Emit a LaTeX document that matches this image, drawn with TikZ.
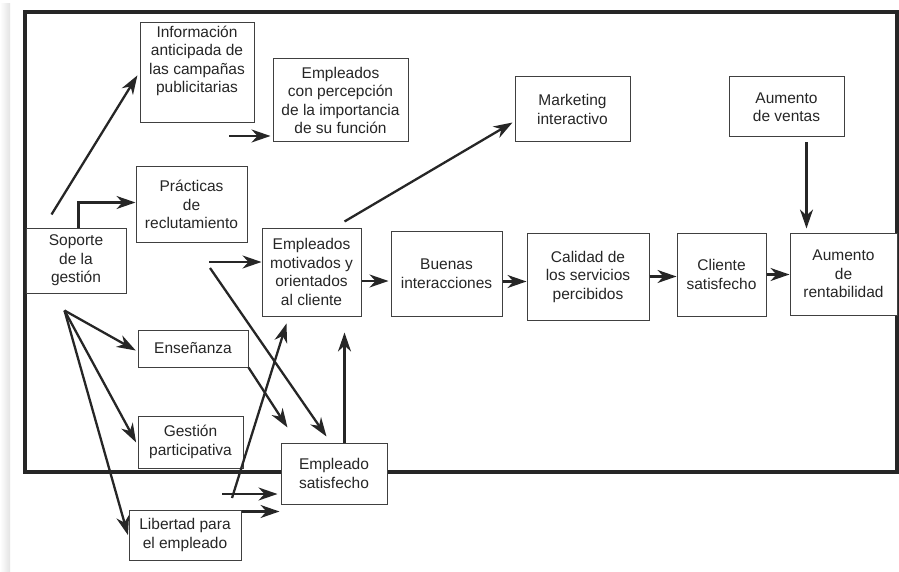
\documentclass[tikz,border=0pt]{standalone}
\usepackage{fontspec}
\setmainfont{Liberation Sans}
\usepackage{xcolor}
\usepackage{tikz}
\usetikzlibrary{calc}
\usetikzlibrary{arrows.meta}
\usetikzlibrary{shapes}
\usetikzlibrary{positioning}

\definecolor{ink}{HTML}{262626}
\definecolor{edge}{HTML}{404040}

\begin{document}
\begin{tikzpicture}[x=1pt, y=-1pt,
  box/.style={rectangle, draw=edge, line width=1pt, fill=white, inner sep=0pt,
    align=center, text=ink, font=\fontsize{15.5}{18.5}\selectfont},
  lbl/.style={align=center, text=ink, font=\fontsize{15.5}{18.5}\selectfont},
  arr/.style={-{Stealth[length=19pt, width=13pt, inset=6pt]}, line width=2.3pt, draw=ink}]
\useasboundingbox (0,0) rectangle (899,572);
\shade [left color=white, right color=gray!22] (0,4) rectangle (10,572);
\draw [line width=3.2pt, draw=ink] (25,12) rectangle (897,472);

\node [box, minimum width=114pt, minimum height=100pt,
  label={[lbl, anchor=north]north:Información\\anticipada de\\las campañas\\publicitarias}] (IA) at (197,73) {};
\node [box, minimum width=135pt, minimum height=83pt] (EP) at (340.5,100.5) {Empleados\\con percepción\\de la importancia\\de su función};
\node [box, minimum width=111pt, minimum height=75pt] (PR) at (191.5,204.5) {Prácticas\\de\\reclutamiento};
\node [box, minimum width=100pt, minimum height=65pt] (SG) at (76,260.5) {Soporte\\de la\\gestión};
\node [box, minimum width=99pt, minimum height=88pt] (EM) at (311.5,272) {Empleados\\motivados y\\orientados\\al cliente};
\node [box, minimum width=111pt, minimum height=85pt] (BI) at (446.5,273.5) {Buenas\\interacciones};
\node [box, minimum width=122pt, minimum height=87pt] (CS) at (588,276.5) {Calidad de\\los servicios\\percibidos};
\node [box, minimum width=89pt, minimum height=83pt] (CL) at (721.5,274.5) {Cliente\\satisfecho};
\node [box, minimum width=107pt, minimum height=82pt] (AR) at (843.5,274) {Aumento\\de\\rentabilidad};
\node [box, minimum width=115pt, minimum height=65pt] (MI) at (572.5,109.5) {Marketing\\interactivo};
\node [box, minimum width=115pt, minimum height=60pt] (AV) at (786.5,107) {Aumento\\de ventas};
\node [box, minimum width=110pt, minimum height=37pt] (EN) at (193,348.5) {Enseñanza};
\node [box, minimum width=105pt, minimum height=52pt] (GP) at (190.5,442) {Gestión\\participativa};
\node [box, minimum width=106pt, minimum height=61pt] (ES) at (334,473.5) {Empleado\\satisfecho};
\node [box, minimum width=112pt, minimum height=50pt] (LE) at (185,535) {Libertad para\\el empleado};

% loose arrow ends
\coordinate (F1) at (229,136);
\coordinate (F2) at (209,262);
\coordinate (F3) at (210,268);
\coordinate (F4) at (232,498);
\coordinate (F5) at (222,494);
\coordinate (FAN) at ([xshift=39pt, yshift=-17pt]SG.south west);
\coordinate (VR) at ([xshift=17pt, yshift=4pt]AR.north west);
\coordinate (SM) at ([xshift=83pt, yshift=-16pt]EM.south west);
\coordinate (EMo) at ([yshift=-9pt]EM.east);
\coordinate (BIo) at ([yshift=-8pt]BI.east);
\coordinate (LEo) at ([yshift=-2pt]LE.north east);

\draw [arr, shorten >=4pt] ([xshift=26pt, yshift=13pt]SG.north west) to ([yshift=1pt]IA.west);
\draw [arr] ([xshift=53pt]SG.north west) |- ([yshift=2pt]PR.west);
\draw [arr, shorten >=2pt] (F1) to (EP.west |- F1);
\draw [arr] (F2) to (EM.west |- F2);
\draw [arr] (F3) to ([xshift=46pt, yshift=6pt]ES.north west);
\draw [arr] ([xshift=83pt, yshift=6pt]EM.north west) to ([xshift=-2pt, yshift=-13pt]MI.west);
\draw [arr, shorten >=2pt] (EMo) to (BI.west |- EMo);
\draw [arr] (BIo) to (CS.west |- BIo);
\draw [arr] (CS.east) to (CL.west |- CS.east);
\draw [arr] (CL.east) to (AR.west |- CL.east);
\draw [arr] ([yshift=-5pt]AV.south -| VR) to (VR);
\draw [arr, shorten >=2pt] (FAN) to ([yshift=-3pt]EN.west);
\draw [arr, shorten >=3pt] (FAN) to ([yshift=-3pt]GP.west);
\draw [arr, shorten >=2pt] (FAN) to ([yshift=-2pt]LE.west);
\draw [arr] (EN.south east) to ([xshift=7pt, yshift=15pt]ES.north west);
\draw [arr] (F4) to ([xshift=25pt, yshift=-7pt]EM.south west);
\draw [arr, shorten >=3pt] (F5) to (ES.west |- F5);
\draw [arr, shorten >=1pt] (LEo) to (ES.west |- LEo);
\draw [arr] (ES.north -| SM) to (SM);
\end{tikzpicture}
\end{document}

**STATED TASK**
Each line of the data is to be duplicated exactly; pictures stay out of the copy.

**OUTPUT FOR THIS TASK**
Emit a LaTeX document that matches this image, drawn with TikZ.
\documentclass[tikz,border=0pt]{standalone}
\usepackage{fontspec}
\setmainfont{Liberation Sans}
\usepackage{xcolor}
\usepackage{tikz}
\usetikzlibrary{calc}
\usetikzlibrary{arrows.meta}
\usetikzlibrary{shapes}
\usetikzlibrary{positioning}

\definecolor{ink}{HTML}{262626}
\definecolor{edge}{HTML}{404040}

\begin{document}
\begin{tikzpicture}[x=1pt, y=-1pt,
  box/.style={rectangle, draw=edge, line width=1pt, fill=white, inner sep=0pt,
    align=center, text=ink, font=\fontsize{15.5}{18.5}\selectfont},
  lbl/.style={align=center, text=ink, font=\fontsize{15.5}{18.5}\selectfont},
  arr/.style={-{Stealth[length=19pt, width=13pt, inset=6pt]}, line width=2.3pt, draw=ink}]
\useasboundingbox (0,0) rectangle (899,572);
\shade [left color=white, right color=gray!22] (0,4) rectangle (10,572);
\draw [line width=3.2pt, draw=ink] (25,12) rectangle (897,472);

\node [box, minimum width=114pt, minimum height=100pt,
  label={[lbl, anchor=north]north:Información\\anticipada de\\las campañas\\publicitarias}] (IA) at (197,73) {};
\node [box, minimum width=135pt, minimum height=83pt] (EP) at (340.5,100.5) {Empleados\\con percepción\\de la importancia\\de su función};
\node [box, minimum width=111pt, minimum height=75pt] (PR) at (191.5,204.5) {Prácticas\\de\\reclutamiento};
\node [box, minimum width=100pt, minimum height=65pt] (SG) at (76,260.5) {Soporte\\de la\\gestión};
\node [box, minimum width=99pt, minimum height=88pt] (EM) at (311.5,272) {Empleados\\motivados y\\orientados\\al cliente};
\node [box, minimum width=111pt, minimum height=85pt] (BI) at (446.5,273.5) {Buenas\\interacciones};
\node [box, minimum width=122pt, minimum height=87pt] (CS) at (588,276.5) {Calidad de\\los servicios\\percibidos};
\node [box, minimum width=89pt, minimum height=83pt] (CL) at (721.5,274.5) {Cliente\\satisfecho};
\node [box, minimum width=107pt, minimum height=82pt] (AR) at (843.5,274) {Aumento\\de\\rentabilidad};
\node [box, minimum width=115pt, minimum height=65pt] (MI) at (572.5,109.5) {Marketing\\interactivo};
\node [box, minimum width=115pt, minimum height=60pt] (AV) at (786.5,107) {Aumento\\de ventas};
\node [box, minimum width=110pt, minimum height=37pt] (EN) at (193,348.5) {Enseñanza};
\node [box, minimum width=105pt, minimum height=52pt] (GP) at (190.5,442) {Gestión\\participativa};
\node [box, minimum width=106pt, minimum height=61pt] (ES) at (334,473.5) {Empleado\\satisfecho};
\node [box, minimum width=112pt, minimum height=50pt] (LE) at (185,535) {Libertad para\\el empleado};

% loose arrow ends
\coordinate (F1) at (229,136);
\coordinate (F2) at (209,262);
\coordinate (F3) at (210,268);
\coordinate (F4) at (232,498);
\coordinate (F5) at (222,494);
\coordinate (FAN) at ([xshift=39pt, yshift=-17pt]SG.south west);
\coordinate (VR) at ([xshift=17pt, yshift=4pt]AR.north west);
\coordinate (SM) at ([xshift=83pt, yshift=-16pt]EM.south west);
\coordinate (EMo) at ([yshift=-9pt]EM.east);
\coordinate (BIo) at ([yshift=-8pt]BI.east);
\coordinate (LEo) at ([yshift=-2pt]LE.north east);

\draw [arr, shorten >=4pt] ([xshift=26pt, yshift=13pt]SG.north west) to ([yshift=1pt]IA.west);
\draw [arr] ([xshift=53pt]SG.north west) |- ([yshift=2pt]PR.west);
\draw [arr, shorten >=2pt] (F1) to (EP.west |- F1);
\draw [arr] (F2) to (EM.west |- F2);
\draw [arr] (F3) to ([xshift=46pt, yshift=6pt]ES.north west);
\draw [arr] ([xshift=83pt, yshift=6pt]EM.north west) to ([xshift=-2pt, yshift=-13pt]MI.west);
\draw [arr, shorten >=2pt] (EMo) to (BI.west |- EMo);
\draw [arr] (BIo) to (CS.west |- BIo);
\draw [arr] (CS.east) to (CL.west |- CS.east);
\draw [arr] (CL.east) to (AR.west |- CL.east);
\draw [arr] ([yshift=-5pt]AV.south -| VR) to (VR);
\draw [arr, shorten >=2pt] (FAN) to ([yshift=-3pt]EN.west);
\draw [arr, shorten >=3pt] (FAN) to ([yshift=-3pt]GP.west);
\draw [arr, shorten >=2pt] (FAN) to ([yshift=-2pt]LE.west);
\draw [arr] (EN.south east) to ([xshift=7pt, yshift=15pt]ES.north west);
\draw [arr] (F4) to ([xshift=25pt, yshift=-7pt]EM.south west);
\draw [arr, shorten >=3pt] (F5) to (ES.west |- F5);
\draw [arr, shorten >=1pt] (LEo) to (ES.west |- LEo);
\draw [arr] (ES.north -| SM) to (SM);
\end{tikzpicture}
\end{document}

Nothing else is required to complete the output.